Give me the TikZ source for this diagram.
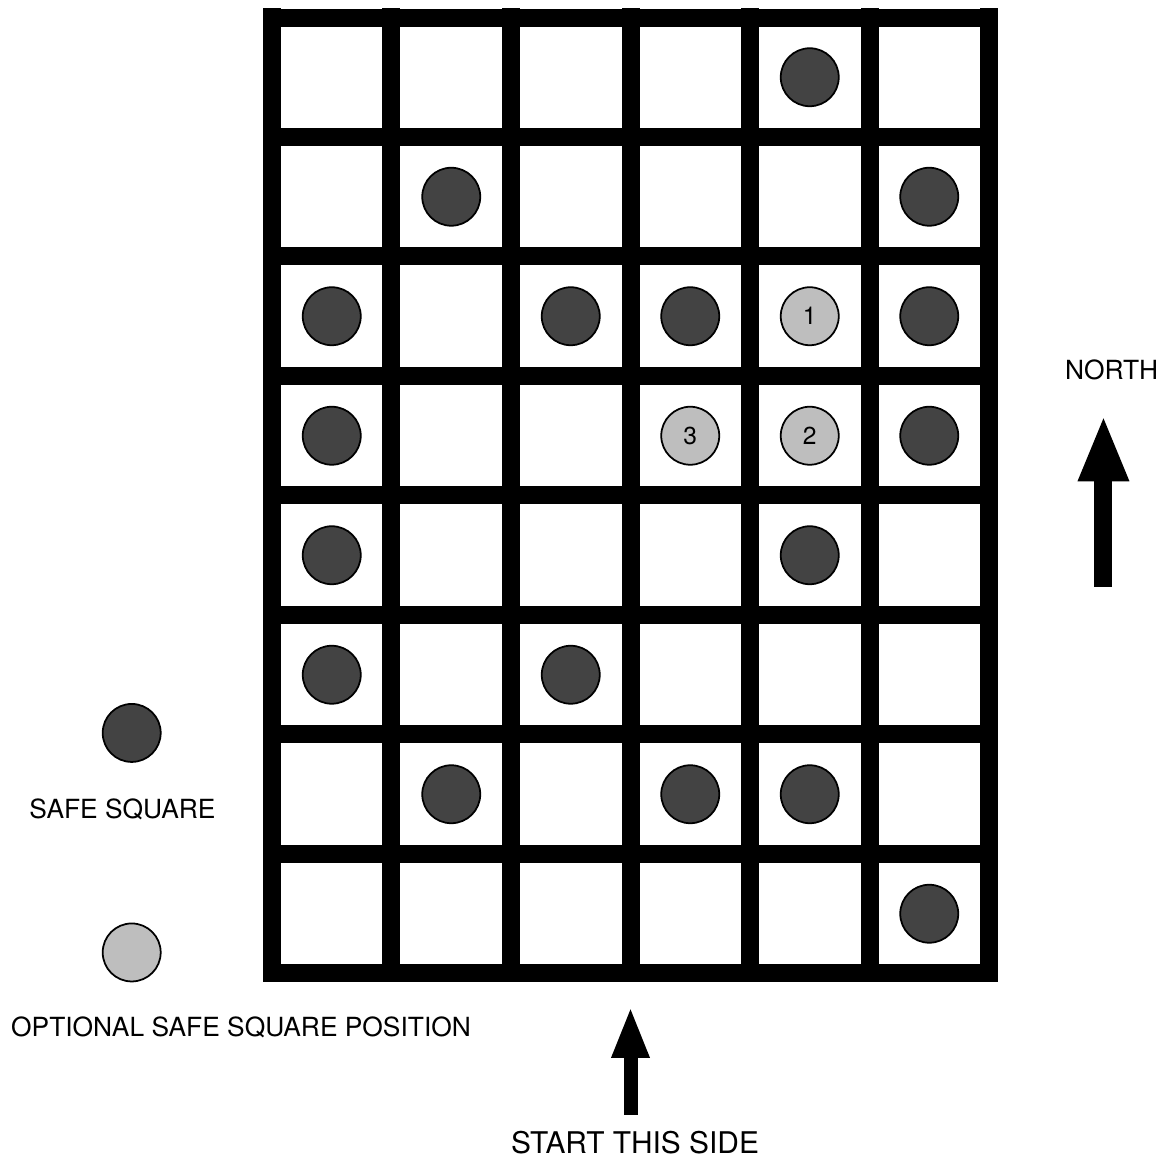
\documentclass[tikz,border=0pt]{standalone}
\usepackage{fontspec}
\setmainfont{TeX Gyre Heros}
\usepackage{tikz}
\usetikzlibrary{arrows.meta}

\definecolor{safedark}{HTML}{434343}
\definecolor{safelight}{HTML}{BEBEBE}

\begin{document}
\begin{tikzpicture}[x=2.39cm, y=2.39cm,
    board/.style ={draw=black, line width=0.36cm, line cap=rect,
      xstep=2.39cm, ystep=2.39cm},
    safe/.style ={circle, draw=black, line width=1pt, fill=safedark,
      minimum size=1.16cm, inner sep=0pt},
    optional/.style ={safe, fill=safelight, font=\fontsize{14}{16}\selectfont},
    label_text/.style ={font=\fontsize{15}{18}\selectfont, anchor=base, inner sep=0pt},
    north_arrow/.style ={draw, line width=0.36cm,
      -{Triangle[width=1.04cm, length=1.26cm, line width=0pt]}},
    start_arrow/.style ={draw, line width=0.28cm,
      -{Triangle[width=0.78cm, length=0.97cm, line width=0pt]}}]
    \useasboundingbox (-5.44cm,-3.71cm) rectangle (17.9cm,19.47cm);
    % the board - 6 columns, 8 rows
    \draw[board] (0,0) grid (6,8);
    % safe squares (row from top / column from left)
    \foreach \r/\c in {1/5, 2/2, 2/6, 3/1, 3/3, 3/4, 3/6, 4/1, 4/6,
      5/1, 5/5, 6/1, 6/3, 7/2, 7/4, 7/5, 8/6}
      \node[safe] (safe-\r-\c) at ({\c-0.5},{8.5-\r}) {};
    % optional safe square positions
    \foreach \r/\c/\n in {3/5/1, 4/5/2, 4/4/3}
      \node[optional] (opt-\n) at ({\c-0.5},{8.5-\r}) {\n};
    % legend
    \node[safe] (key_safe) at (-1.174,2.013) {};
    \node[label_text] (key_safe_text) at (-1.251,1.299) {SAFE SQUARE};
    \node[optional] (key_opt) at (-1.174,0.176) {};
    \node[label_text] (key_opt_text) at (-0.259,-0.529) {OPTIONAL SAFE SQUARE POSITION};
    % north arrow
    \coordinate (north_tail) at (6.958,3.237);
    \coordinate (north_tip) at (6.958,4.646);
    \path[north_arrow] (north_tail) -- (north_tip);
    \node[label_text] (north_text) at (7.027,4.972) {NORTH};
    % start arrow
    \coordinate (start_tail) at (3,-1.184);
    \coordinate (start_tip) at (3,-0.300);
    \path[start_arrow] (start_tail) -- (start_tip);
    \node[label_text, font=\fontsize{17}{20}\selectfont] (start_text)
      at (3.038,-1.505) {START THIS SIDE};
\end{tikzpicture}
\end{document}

DIRECTIONS: Print out the lines exactly, skipping any picture.

SOLUTION TO THIS TASK:
Give me the TikZ source for this diagram.
\documentclass[tikz,border=0pt]{standalone}
\usepackage{fontspec}
\setmainfont{TeX Gyre Heros}
\usepackage{tikz}
\usetikzlibrary{arrows.meta}

\definecolor{safedark}{HTML}{434343}
\definecolor{safelight}{HTML}{BEBEBE}

\begin{document}
\begin{tikzpicture}[x=2.39cm, y=2.39cm,
    board/.style ={draw=black, line width=0.36cm, line cap=rect,
      xstep=2.39cm, ystep=2.39cm},
    safe/.style ={circle, draw=black, line width=1pt, fill=safedark,
      minimum size=1.16cm, inner sep=0pt},
    optional/.style ={safe, fill=safelight, font=\fontsize{14}{16}\selectfont},
    label_text/.style ={font=\fontsize{15}{18}\selectfont, anchor=base, inner sep=0pt},
    north_arrow/.style ={draw, line width=0.36cm,
      -{Triangle[width=1.04cm, length=1.26cm, line width=0pt]}},
    start_arrow/.style ={draw, line width=0.28cm,
      -{Triangle[width=0.78cm, length=0.97cm, line width=0pt]}}]
    \useasboundingbox (-5.44cm,-3.71cm) rectangle (17.9cm,19.47cm);
    % the board - 6 columns, 8 rows
    \draw[board] (0,0) grid (6,8);
    % safe squares (row from top / column from left)
    \foreach \r/\c in {1/5, 2/2, 2/6, 3/1, 3/3, 3/4, 3/6, 4/1, 4/6,
      5/1, 5/5, 6/1, 6/3, 7/2, 7/4, 7/5, 8/6}
      \node[safe] (safe-\r-\c) at ({\c-0.5},{8.5-\r}) {};
    % optional safe square positions
    \foreach \r/\c/\n in {3/5/1, 4/5/2, 4/4/3}
      \node[optional] (opt-\n) at ({\c-0.5},{8.5-\r}) {\n};
    % legend
    \node[safe] (key_safe) at (-1.174,2.013) {};
    \node[label_text] (key_safe_text) at (-1.251,1.299) {SAFE SQUARE};
    \node[optional] (key_opt) at (-1.174,0.176) {};
    \node[label_text] (key_opt_text) at (-0.259,-0.529) {OPTIONAL SAFE SQUARE POSITION};
    % north arrow
    \coordinate (north_tail) at (6.958,3.237);
    \coordinate (north_tip) at (6.958,4.646);
    \path[north_arrow] (north_tail) -- (north_tip);
    \node[label_text] (north_text) at (7.027,4.972) {NORTH};
    % start arrow
    \coordinate (start_tail) at (3,-1.184);
    \coordinate (start_tip) at (3,-0.300);
    \path[start_arrow] (start_tail) -- (start_tip);
    \node[label_text, font=\fontsize{17}{20}\selectfont] (start_text)
      at (3.038,-1.505) {START THIS SIDE};
\end{tikzpicture}
\end{document}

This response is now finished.